After an injury or tragic death, the last thing a family wants to do is look for a lawyer. Hiring a lawyer quickly is important but can be difficult. Even when a person has ample time to conduct due diligence, finding the best lawyer can be difficult because of the number of lawyers who inundate our televisions, radio, and billboards with lawyer advertising.
A lot of lawyers claim to get great results for their clients. A lot of injury attorneys claim to litigate and try cases. The reality is, very few injury lawyers try cases. In fact, most so-called “injury attorneys” do not even file lawsuits and will push their client to take quick settlements.
You can verify whether your attorney litigates and tries cases by going to the Clerk of Court’s website and looking up the attorney. For example, the following link is to the Hamilton County Clerk’s website (lawsuit search: https://www.courtclerk.org/records-search/schedules-for-attorneys/) . You can check the clerk’s office in all 88 counties throughout Ohio. Simply type in an attorney’s name and you can see a listing of the cases that the attorney has litigated in any given year. If your attorney doesn’t have any cases listed, you should look for a different lawyer. If the attorney has cases listed, ask him or her about the results of those cases.
Below we give a few questions you can ask a lawyer before making the important decision to hire him or her. You should write down additional questions your family or you have prior to meeting with an injury lawyer.
Questions to Ask Before Hiring an Injury Attorney
1. How are you paid and what does it cost me to hire you?
Tip: If a lawyer is charging you a contingency fee, you should NOT have to advance any costs. Your lawyer should not be afraid to spend significant money hiring experts for your case.
2. How many cases like mine have you handled? How recently?
3. How many cases like mine have you taken to trial? How recently? What were the results?

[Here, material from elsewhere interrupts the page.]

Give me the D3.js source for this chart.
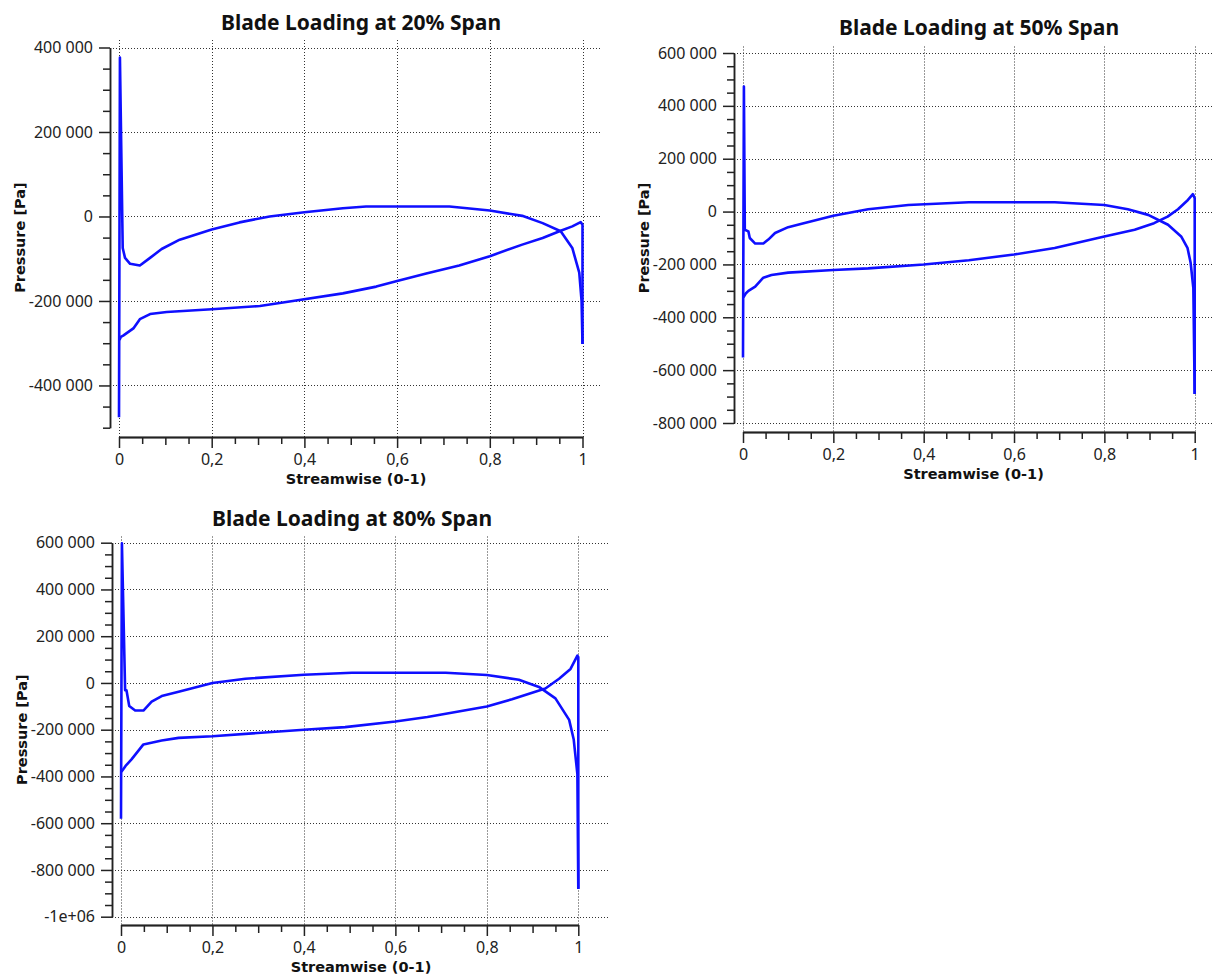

Warning: If a lawyer does not try cases, you will not get fair compensation. Insurance companies keep records of the lawyers who try cases and will not offer fair settlements to attorneys who do not try cases.
4. What areas of law do you specialize in?
Tip: The more complex the case or serious the injury, the more specialized the attorney you should hire. For example, if you get into a truck wreck, you should hire an attorney that focuses his or her practice on truck wreck cases and who frequently litigates those cases.
5. Do you teach other lawyers in the area you specialize in? Do you have any examples such as seminar you’ve spoken at or publications you written?
6. How many cases are you currently handling? What types of cases you are currently handling?
Warning: If your attorney has hundreds of cases, he or she likely doesn’t have enough time to give your case the attention it deserves and will not be able to personally work on your case.
7. If I hire you, will you personally handle my case? Will other attorneys also be working on my case?
8. Do you have any references from former clients who you have previously represented in cases like mine?
Tip: Google the law firm you are considering and read former clients’ reviews.
9. Do you have the resources and staffing to handle my case through trial, if necessary?
Tip: Ask for the initial consultation at the lawyer’s office. This way you can see whether the lawyer has the resources and staffing to handling your case.
10. How do you get your clients? What percentage of your cases are from referrals from other attorneys? Prior clients?
Warning: If the law firm’s business comes for directly soliciting clients through the mail that can signify that the firm has a difficult time attracting clients and may not have the resources or skills to handle your case.
11. Will you keep me up to date on my case? How frequently can I expect to hear from you?
Warning: If the law firm has an investigator or paralegal meet with you instead of the attorney who will personally handle your case, the firm may be too busy to give your case the attention it deserves and requires.